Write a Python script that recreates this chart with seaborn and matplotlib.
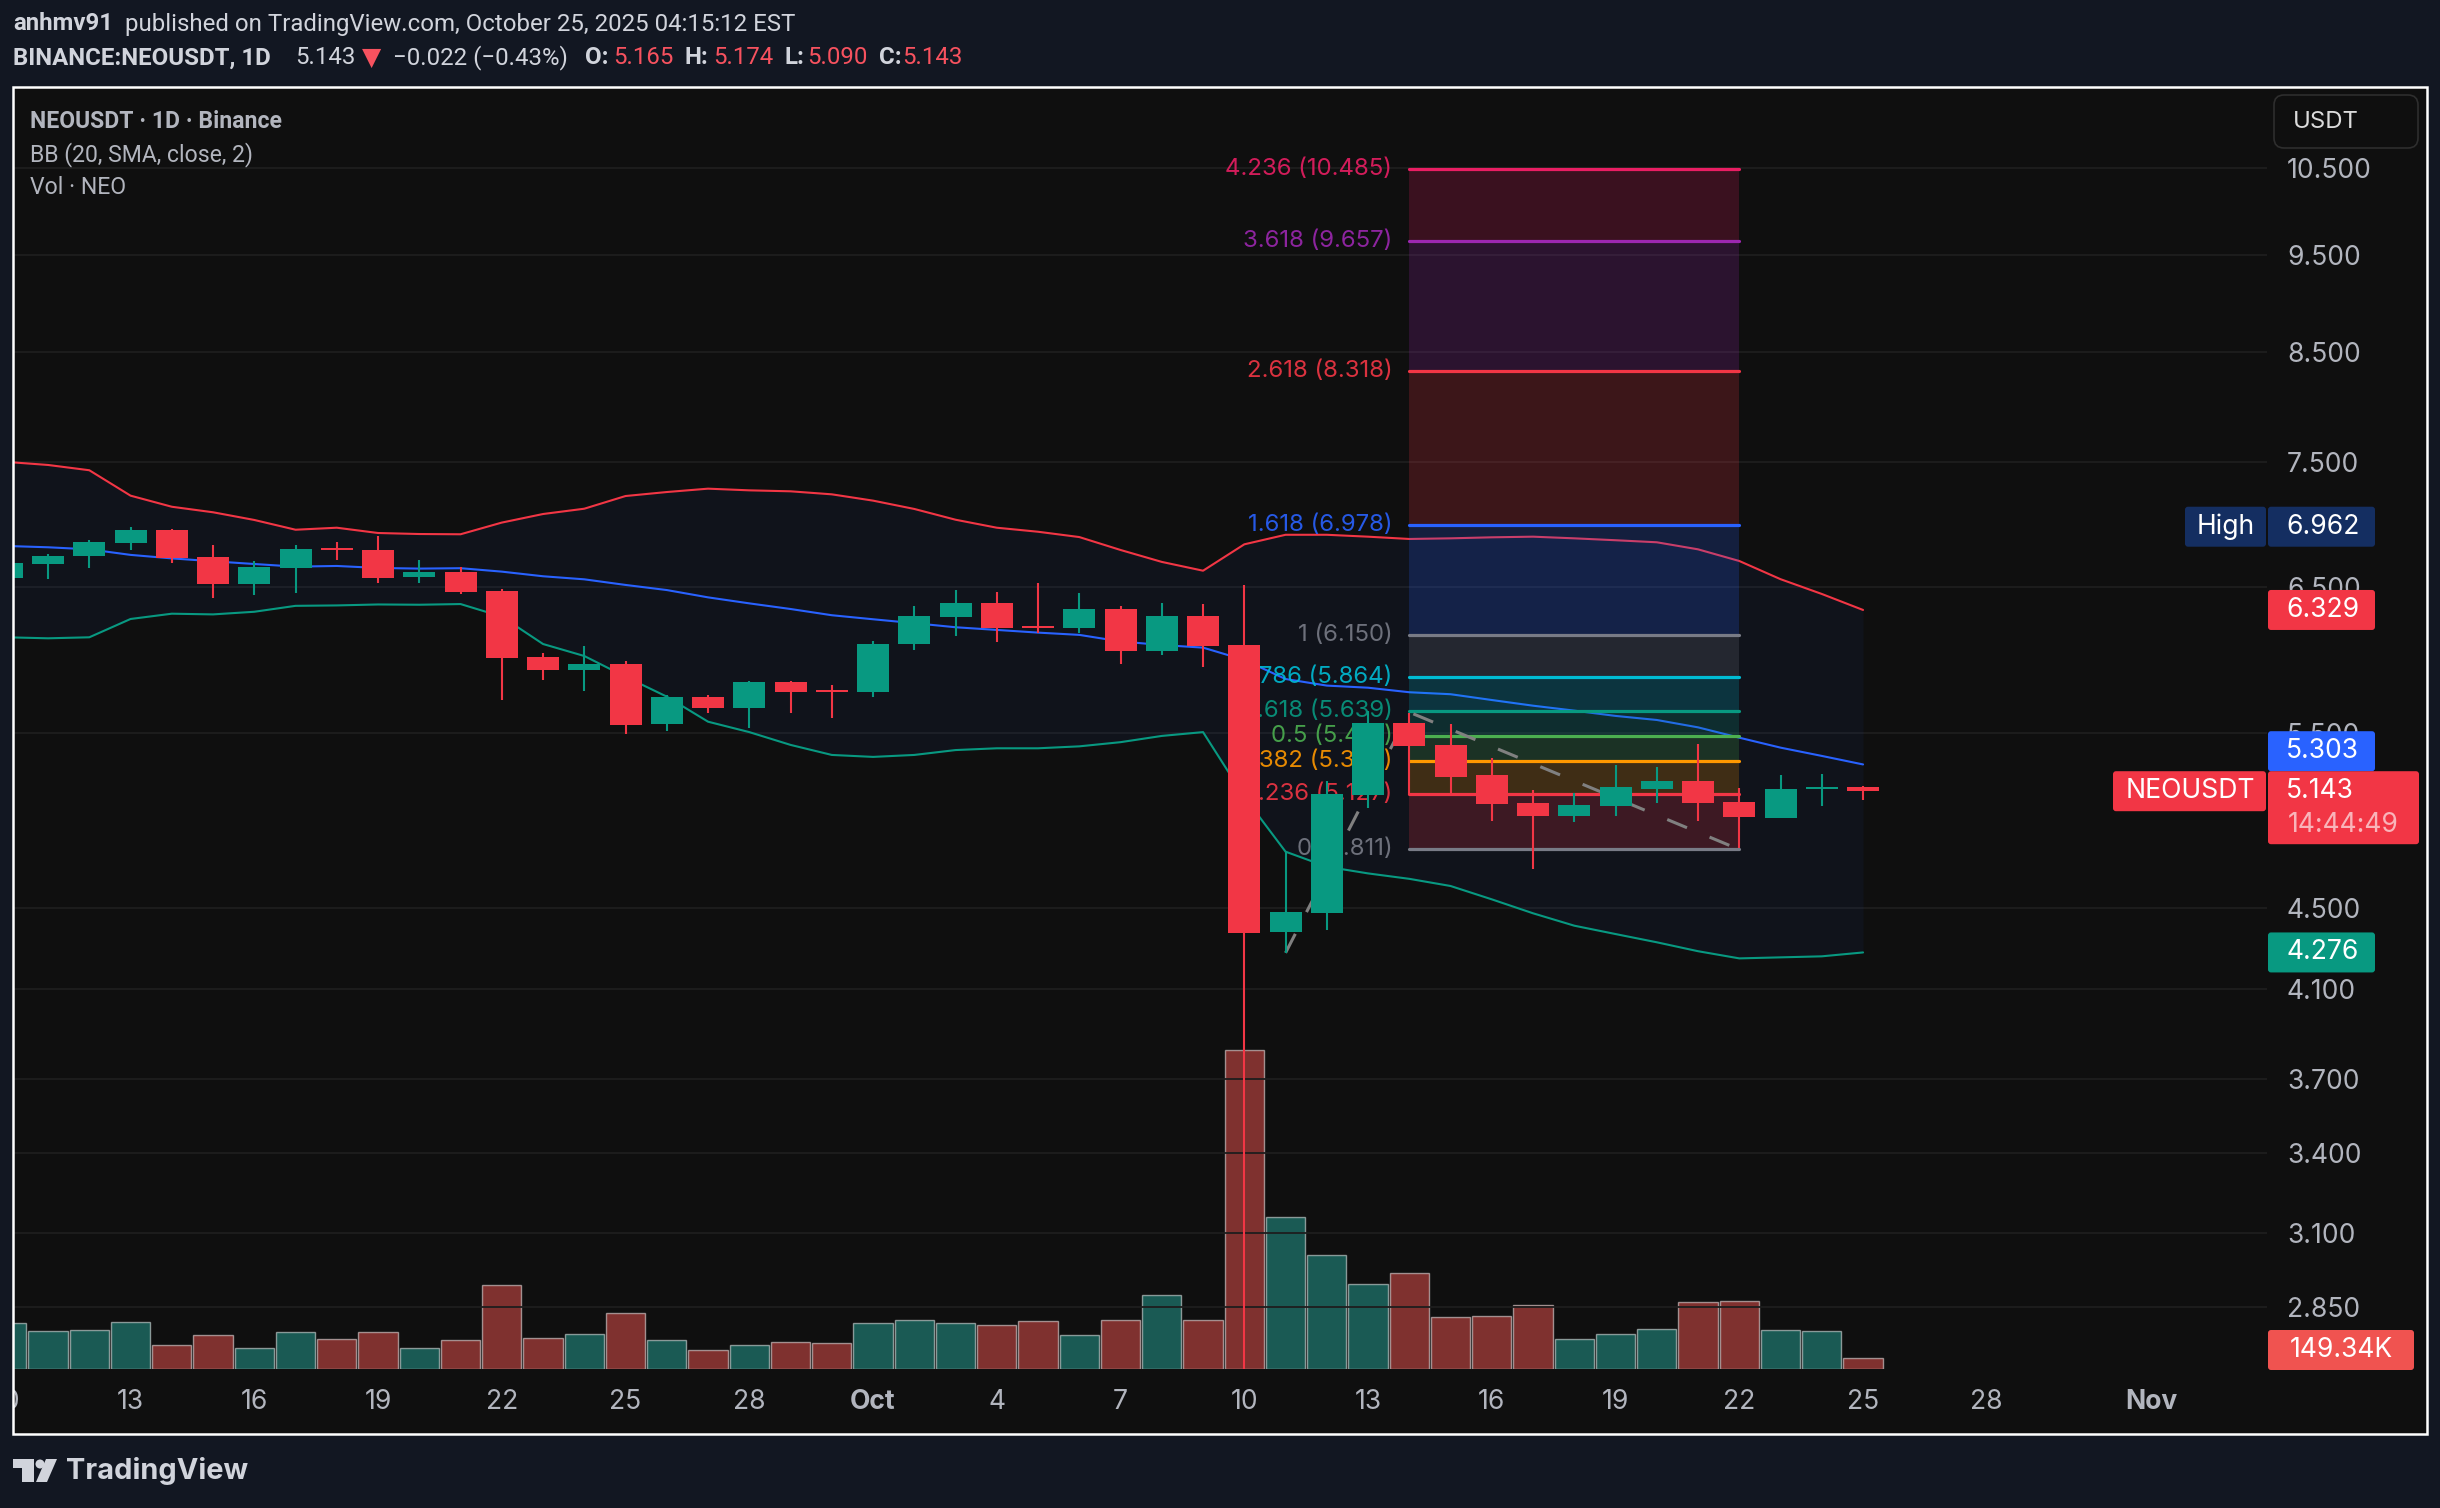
"""NEOUSDT daily chart, TradingView dark snapshot with fib levels and volume."""
import matplotlib
matplotlib.use("Agg")
import matplotlib.pyplot as plt
from matplotlib.patches import FancyBboxPatch, Rectangle, Polygon, Circle
import numpy as np
import pandas as pd
import seaborn as sns

# --------------------------------------------------------------------------- #
# Data (days counted from Sep 10)
# --------------------------------------------------------------------------- #
opens = [6.565, 6.671, 6.733, 6.834, 6.936, 6.725, 6.520, 6.641, 6.795, 6.779, 6.572, 6.611,
         6.468, 5.998, 5.909, 5.950, 5.554, 5.729, 5.657, 5.828, 5.775, 5.762, 6.087, 6.279,
         6.380, 6.214, 6.200, 6.336, 6.039, 6.286, 6.081, 4.377, 4.474, 5.120, 5.561, 5.422,
         5.239, 5.074, 4.999, 5.056, 5.156, 5.203, 5.079, 4.988, 5.156, 5.165]
closes = [6.679, 6.733, 6.841, 6.936, 6.717, 6.520, 6.649, 6.787, 6.779, 6.565, 6.611, 6.460,
          5.991, 5.909, 5.950, 5.548, 5.729, 5.657, 5.828, 5.762, 5.762, 6.087, 6.286, 6.380,
          6.200, 6.200, 6.336, 6.039, 6.286, 6.074, 4.372, 4.479, 5.126, 5.561, 5.416, 5.227,
          5.068, 4.999, 5.062, 5.168, 5.203, 5.074, 4.993, 5.156, 5.168, 5.143]
highs = [6.717, 6.748, 6.857, 6.960, 6.944, 6.818, 6.694, 6.818, 6.841, 6.888, 6.702, 6.649,
         6.483, 6.025, 6.074, 5.970, 5.742, 5.742, 5.835, 5.835, 5.808, 6.108, 6.358, 6.475,
         6.460, 6.528, 6.453, 6.358, 6.380, 6.372, 6.513, 4.797, 5.203, 5.638, 5.625, 5.554,
         5.342, 5.150, 5.132, 5.299, 5.287, 5.428, 5.162, 5.239, 5.245, 5.174]
lows = [6.535, 6.558, 6.641, 6.779, 6.679, 6.417, 6.438, 6.453, 6.702, 6.527, 6.527, 6.446,
        5.709, 5.841, 5.769, 5.491, 5.510, 5.625, 5.529, 5.625, 5.593, 5.729, 6.046, 6.144,
        6.101, 6.165, 6.165, 5.950, 6.011, 5.930, 2.650, 4.273, 4.387, 5.045, 5.120, 5.132,
        4.970, 4.704, 4.965, 4.999, 5.074, 4.970, 4.819, 4.988, 5.056, 5.090]
bb_upper = [7.498, 7.472, 7.427, 7.214, 7.123, 7.078, 7.016, 6.938, 6.954, 6.912, 6.904, 6.902,
            6.995, 7.064, 7.107, 7.211, 7.244, 7.272, 7.258, 7.250, 7.225, 7.173, 7.105, 7.018,
            6.954, 6.922, 6.880, 6.779, 6.687, 6.620, 6.823, 6.898, 6.898, 6.883, 6.865, 6.870,
            6.878, 6.883, 6.870, 6.855, 6.839, 6.784, 6.694, 6.556, 6.446, 6.329]
bb_basis = [6.810, 6.800, 6.784, 6.741, 6.714, 6.692, 6.671, 6.651, 6.656, 6.641, 6.636, 6.639,
            6.613, 6.578, 6.555, 6.513, 6.475, 6.421, 6.377, 6.336, 6.291, 6.262, 6.234, 6.205,
            6.186, 6.167, 6.151, 6.105, 6.080, 6.062, 5.977, 5.848, 5.804, 5.790, 5.760, 5.747,
            5.709, 5.672, 5.640, 5.606, 5.580, 5.533, 5.468, 5.406, 5.355, 5.303]
bb_lower = [6.134, 6.127, 6.134, 6.264, 6.302, 6.297, 6.316, 6.359, 6.362, 6.369, 6.367, 6.372,
            6.281, 6.087, 6.004, 5.863, 5.731, 5.569, 5.503, 5.423, 5.361, 5.349, 5.361, 5.391,
            5.402, 5.402, 5.414, 5.440, 5.479, 5.503, 5.110, 4.799, 4.717, 4.681, 4.652, 4.614,
            4.544, 4.472, 4.409, 4.367, 4.326, 4.282, 4.247, 4.252, 4.257, 4.276]
volume_k = [625, 516, 530, 638, 326, 462, 285, 502, 407, 502, 285, 394, 1141, 421, 475, 760,
            394, 258, 326, 367, 353, 625, 665, 625, 598, 652, 462, 665, 1005, 665, 4332, 2064,
            1548, 1154, 1304, 706, 720, 869, 407, 475, 543, 910, 923, 530, 516, 149.34]

fib_levels = [4.811, 5.127, 5.322, 5.481, 5.639, 5.864, 6.150, 6.978, 8.318, 9.657, 10.485]
fib_labels = ["0 (4.811)", "0.236 (5.127)", "0.382 (5.322)", "0.5 (5.481)", "0.618 (5.639)",
              "0.786 (5.864)", "1 (6.150)", "1.618 (6.978)", "2.618 (8.318)", "3.618 (9.657)",
              "4.236 (10.485)"]
fib_colors = ["#787b86", "#f23645", "#ff9800", "#4caf50", "#089981", "#00bcd4", "#787b86",
              "#2962ff", "#f23645", "#9c27b0", "#e91e63"]
fib_days = [34, 42]
trend_days = [31, 34, 42]
trend_prices = [4.274, 5.630, 4.811]

price_ticks = [10.5, 9.5, 8.5, 7.5, 6.5, 5.5, 4.5, 4.1, 3.7, 3.4, 3.1, 2.85]
date_ticks = [0, 3, 6, 9, 12, 15, 18, 21, 24, 27, 30, 33, 36, 39, 42, 45, 48, 52]
date_labels = ["10", "13", "16", "19", "22", "25", "28", "Oct", "4", "7", "10", "13", "16",
               "19", "22", "25", "28", "Nov"]

# --------------------------------------------------------------------------- #
# Theme
# --------------------------------------------------------------------------- #
W, H = 2440, 1508
BG = "#121722"
PANEL = "#0f0f0f"
UP = "#089981"
DOWN = "#f23645"
TXT = "#d1d4dc"
AXTXT = "#b2b5be"
HDR_RED = "#f7525f"

sns.set_theme(style="dark", rc={"axes.facecolor": PANEL, "figure.facecolor": BG})
plt.rcParams["font.family"] = ["Inter", "DejaVu Sans"]


def pt(px):
    return px * 0.72


fig = plt.figure(figsize=(W / 100, H / 100), dpi=100, facecolor=BG)


def rect_px(x0, y0, x1, y1):
    return [x0 / W, 1 - y1 / H, (x1 - x0) / W, (y1 - y0) / H]


bg = fig.add_axes([0, 0, 1, 1], zorder=-1)
bg.set_xlim(0, W)
bg.set_ylim(H, 0)
bg.axis("off")
bg.add_patch(Rectangle((13, 87), 2414, 1347, fc=PANEL, ec="none"))

# price pane: 41.25 px per day, Sep 10 sits at x=6.8
ax = fig.add_axes(rect_px(0, 88, 2267, 1369), zorder=1)
ax.patch.set_visible(False)
ax.set_yscale("log")
days = np.arange(len(opens))
df = pd.DataFrame({"day": days, "open": opens, "close": closes, "high": highs, "low": lows,
                   "upper": bb_upper, "basis": bb_basis, "lower": bb_lower, "vol": volume_k})
df["dir"] = np.where(df["close"] >= df["open"], "up", "down")

# volume sits behind the candles
ax_v = ax.twinx()
ax_v.set_zorder(0)
ax_v.patch.set_visible(False)
sns.barplot(data=df, x="day", y="vol", hue="dir", palette={"up": "#26a69a", "down": "#ef5350"},
            native_scale=True, dodge=False, width=0.95, alpha=0.5, saturation=1,
            legend=False, errorbar=None, ax=ax_v)
ax_v.set_ylim(0, 17396)
ax_v.set_yticks([])
ax_v.set_ylabel("")
ax_v.set_xlabel("")
ax_v.grid(False)

# bollinger bands
ax.fill_between(days, bb_lower, bb_upper, color="#2962ff", alpha=0.05, lw=0, zorder=2)
for col, c in [("upper", DOWN), ("basis", "#2962ff"), ("lower", UP)]:
    sns.lineplot(data=df, x="day", y=col, color=c, lw=1.5, ax=ax, zorder=3)

# fib retracement
for i in range(1, len(fib_levels)):
    ax.fill_between(fib_days, fib_levels[i - 1], fib_levels[i], color=fib_colors[i], alpha=0.2,
                    lw=0, zorder=4)
for lev, lab, c in zip(fib_levels, fib_labels, fib_colors):
    ax.plot(fib_days, [lev, lev], color=c, lw=2.3, solid_capstyle="round", zorder=5)
    ax.annotate(lab, xy=(fib_days[0], lev), xytext=(pt(-17), 0), textcoords="offset points",
                ha="right", va="center", color=c, fontsize=pt(24), alpha=0.9, zorder=5)
ax.plot(trend_days, trend_prices, color="#808080", lw=2.2, ls=(0, (7, 8)), zorder=5.5)

# candles
colors = [UP if d == "up" else DOWN for d in df["dir"]]
ax.vlines(days, lows, highs, colors=colors, lw=1.5, zorder=6)
tops = np.maximum(opens, closes)
bots = np.minimum(opens, closes)
ax.bar(days, tops - bots, bottom=bots, width=0.776, color=colors, lw=0, zorder=7)

ax.set_xlim(-6.8 / 41.25, (2267 - 6.8) / 41.25)
ax.set_ylim(2.654, 11.505)
ax.set_xlabel("")
ax.set_ylabel("")
ax.minorticks_off()
ax.yaxis.tick_right()
ax.set_yticks(price_ticks, labels=[f"{v:.3f}" for v in price_ticks])
ax.set_xticks(date_ticks, labels=date_labels)
ax.tick_params(axis="y", length=0, pad=pt(20), labelsize=pt(26.5), labelcolor=AXTXT)
ax.tick_params(axis="x", length=0, pad=pt(20), labelsize=pt(26.5), labelcolor=AXTXT)
for lab in ax.get_xticklabels():
    if lab.get_text() in ("Oct", "Nov"):
        lab.set_fontweight("bold")
ax.grid(True, axis="y", color="#1e1e1e", lw=1.3)
ax.grid(False, axis="x")
ax.set_axisbelow(True)
for a in (ax, ax_v):
    for s in a.spines.values():
        s.set_visible(False)

# --------------------------------------------------------------------------- #
# Chrome, in pixel coordinates
# --------------------------------------------------------------------------- #
ui = fig.add_axes([0, 0, 1, 1], zorder=2)
ui.set_xlim(0, W)
ui.set_ylim(H, 0)
ui.axis("off")
ui.patch.set_visible(False)
ui.add_patch(Rectangle((0, 0), 12.5, H, fc=BG, ec="none"))
ui.add_patch(Rectangle((13, 87), 2414, 1347, fc="none", ec="#ffffff", lw=1.8))


def label(x, y, s, px, color, weight="normal", ha="left", family="Roboto", alpha=None):
    ui.text(x, y, s, fontsize=pt(px), color=color, fontweight=weight, ha=ha, va="center",
            family=family, alpha=alpha)


def price_y(value):
    return H - ax.transData.transform((0, value))[1]


def box(x0, x1, yc, fc, h=40):
    ui.add_patch(FancyBboxPatch((x0 + 3, yc - h / 2 + 3), x1 - x0 - 6, h - 6,
                                boxstyle="round,pad=3,rounding_size=3", fc=fc, ec="none"))


# header lines
label(13, 24, "anhmv91", 24, TXT, "bold")
label(125, 24, "published on TradingView.com, October 25, 2025 04:15:12 EST", 24, TXT)
label(13, 58, "BINANCE:NEOUSDT, 1D", 24, TXT, "bold")
label(295, 58, "5.143", 24, TXT)
label(362, 58, "\u25bc", 25, HDR_RED, family="DejaVu Sans")
label(393, 58, "\u22120.022 (\u22120.43%)", 24, TXT)
for x_key, x_val, key, val in [(585, 613, "O:", "5.165"), (685, 713, "H:", "5.174"),
                               (784, 807, "L:", "5.090"), (879, 902, "C:", "5.143")]:
    label(x_key, 58, key, 24, TXT, "bold")
    label(x_val, 58, val, 24, HDR_RED)

# pane legend
label(30, 121, "NEOUSDT \u00b7 1D \u00b7 Binance", 23, AXTXT, "bold")
label(30, 155, "BB (20, SMA, close, 2)", 23, AXTXT)
label(30, 188, "Vol \u00b7 NEO", 23, AXTXT)

# currency button
ui.add_patch(FancyBboxPatch((2282, 103), 128, 37, boxstyle="round,pad=8,rounding_size=10",
                            fc=PANEL, ec="#2e2e2e", lw=1.2))
label(2293, 122, "USDT", 24, "#dbdbdb", family="Inter")

# price tags
y_high = price_y(6.962)
box(2185, 2266, y_high, "#142e61")
box(2268, 2375, y_high, "#142e61")
label(2226, y_high, "High", 26.5, "white", ha="center", family="Inter")
label(2286, y_high, "6.962", 26.5, "white", family="Inter")

box(2268, 2375, price_y(6.329), DOWN)
label(2286, price_y(6.329), "6.329", 26.5, "white", family="Inter")

y_last = price_y(5.143)
box(2268, 2375, y_last - 40, "#2962ff")
label(2286, y_last - 40, "5.303", 26.5, "white", family="Inter")

box(2113, 2266, y_last, DOWN)
label(2190, y_last, "NEOUSDT", 26.5, "white", ha="center", family="Inter")
box(2268, 2419, y_last + 16.5, DOWN, h=73)
label(2286, y_last, "5.143", 26.5, "white", family="Inter")
label(2288, y_last + 34, "14:44:49", 26.5, "#f9b4ba", family="Inter")

box(2268, 2375, price_y(4.276), UP)
label(2286, price_y(4.276), "4.276", 26.5, "white", family="Inter")

box(2268, 2414, 1350, "#f05350")
label(2341, 1350, "149.34K", 26.5, "white", ha="center", family="Inter")

# logo
ui.add_patch(Polygon([(13, 1459), (34, 1459), (34, 1482), (22, 1482), (22, 1468), (13, 1468)],
                     fc=TXT, ec="none"))
ui.add_patch(Circle((40, 1464), 4.5, fc=TXT, ec="none"))
ui.add_patch(Polygon([(46, 1459), (57, 1459), (47, 1482), (36, 1482)], fc=TXT, ec="none"))
label(66, 1471, "TradingView", 29, TXT, "bold", family="Inter")

fig.savefig("out.png", dpi=100, facecolor=BG)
——
* [BRIEF] Reproduce the material above exactly, first line through the line that contains "import seaborn as sns", minus the pictures.

* [PROBLEM SOLUTION]
Write a Python script that recreates this chart with seaborn and matplotlib.
"""NEOUSDT daily chart, TradingView dark snapshot with fib levels and volume."""
import matplotlib
matplotlib.use("Agg")
import matplotlib.pyplot as plt
from matplotlib.patches import FancyBboxPatch, Rectangle, Polygon, Circle
import numpy as np
import pandas as pd
import seaborn as sns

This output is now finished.